→ TASK REQUIREMENTS: Restate all of the data exactly.

— Begin COLLECTED MATERIAL —

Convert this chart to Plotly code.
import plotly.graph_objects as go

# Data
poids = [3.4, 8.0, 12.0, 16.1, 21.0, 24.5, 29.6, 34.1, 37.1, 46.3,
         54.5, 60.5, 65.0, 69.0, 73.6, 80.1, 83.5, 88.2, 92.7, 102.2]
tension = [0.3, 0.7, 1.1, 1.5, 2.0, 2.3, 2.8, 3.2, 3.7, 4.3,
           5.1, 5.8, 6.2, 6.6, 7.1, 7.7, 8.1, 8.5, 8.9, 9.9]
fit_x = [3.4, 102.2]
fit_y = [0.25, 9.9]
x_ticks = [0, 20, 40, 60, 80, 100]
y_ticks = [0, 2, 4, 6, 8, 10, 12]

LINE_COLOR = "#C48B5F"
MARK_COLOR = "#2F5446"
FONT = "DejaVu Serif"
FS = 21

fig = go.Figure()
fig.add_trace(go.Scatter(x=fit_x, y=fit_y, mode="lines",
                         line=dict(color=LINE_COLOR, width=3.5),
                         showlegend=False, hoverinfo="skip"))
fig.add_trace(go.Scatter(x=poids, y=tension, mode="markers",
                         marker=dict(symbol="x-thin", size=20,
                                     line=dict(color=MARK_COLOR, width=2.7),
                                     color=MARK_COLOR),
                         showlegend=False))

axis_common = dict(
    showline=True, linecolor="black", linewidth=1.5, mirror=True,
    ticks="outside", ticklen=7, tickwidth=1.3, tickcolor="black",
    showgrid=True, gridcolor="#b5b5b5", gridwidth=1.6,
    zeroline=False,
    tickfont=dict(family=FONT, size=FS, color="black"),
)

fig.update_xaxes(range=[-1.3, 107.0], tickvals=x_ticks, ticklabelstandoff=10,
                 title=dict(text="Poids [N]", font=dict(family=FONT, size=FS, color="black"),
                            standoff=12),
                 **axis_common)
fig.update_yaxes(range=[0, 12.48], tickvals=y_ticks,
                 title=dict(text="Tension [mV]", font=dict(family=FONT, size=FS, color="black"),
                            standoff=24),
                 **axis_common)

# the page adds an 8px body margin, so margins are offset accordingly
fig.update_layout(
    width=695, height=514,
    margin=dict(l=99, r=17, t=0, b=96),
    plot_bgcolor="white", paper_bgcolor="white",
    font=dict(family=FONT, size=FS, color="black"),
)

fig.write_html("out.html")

— End COLLECTED MATERIAL —

→ THE ANSWER:
Convert this chart to Plotly code.
import plotly.graph_objects as go

# Data
poids = [3.4, 8.0, 12.0, 16.1, 21.0, 24.5, 29.6, 34.1, 37.1, 46.3,
         54.5, 60.5, 65.0, 69.0, 73.6, 80.1, 83.5, 88.2, 92.7, 102.2]
tension = [0.3, 0.7, 1.1, 1.5, 2.0, 2.3, 2.8, 3.2, 3.7, 4.3,
           5.1, 5.8, 6.2, 6.6, 7.1, 7.7, 8.1, 8.5, 8.9, 9.9]
fit_x = [3.4, 102.2]
fit_y = [0.25, 9.9]
x_ticks = [0, 20, 40, 60, 80, 100]
y_ticks = [0, 2, 4, 6, 8, 10, 12]

LINE_COLOR = "#C48B5F"
MARK_COLOR = "#2F5446"
FONT = "DejaVu Serif"
FS = 21

fig = go.Figure()
fig.add_trace(go.Scatter(x=fit_x, y=fit_y, mode="lines",
                         line=dict(color=LINE_COLOR, width=3.5),
                         showlegend=False, hoverinfo="skip"))
fig.add_trace(go.Scatter(x=poids, y=tension, mode="markers",
                         marker=dict(symbol="x-thin", size=20,
                                     line=dict(color=MARK_COLOR, width=2.7),
                                     color=MARK_COLOR),
                         showlegend=False))

axis_common = dict(
    showline=True, linecolor="black", linewidth=1.5, mirror=True,
    ticks="outside", ticklen=7, tickwidth=1.3, tickcolor="black",
    showgrid=True, gridcolor="#b5b5b5", gridwidth=1.6,
    zeroline=False,
    tickfont=dict(family=FONT, size=FS, color="black"),
)

fig.update_xaxes(range=[-1.3, 107.0], tickvals=x_ticks, ticklabelstandoff=10,
                 title=dict(text="Poids [N]", font=dict(family=FONT, size=FS, color="black"),
                            standoff=12),
                 **axis_common)
fig.update_yaxes(range=[0, 12.48], tickvals=y_ticks,
                 title=dict(text="Tension [mV]", font=dict(family=FONT, size=FS, color="black"),
                            standoff=24),
                 **axis_common)

# the page adds an 8px body margin, so margins are offset accordingly
fig.update_layout(
    width=695, height=514,
    margin=dict(l=99, r=17, t=0, b=96),
    plot_bgcolor="white", paper_bgcolor="white",
    font=dict(family=FONT, size=FS, color="black"),
)

fig.write_html("out.html")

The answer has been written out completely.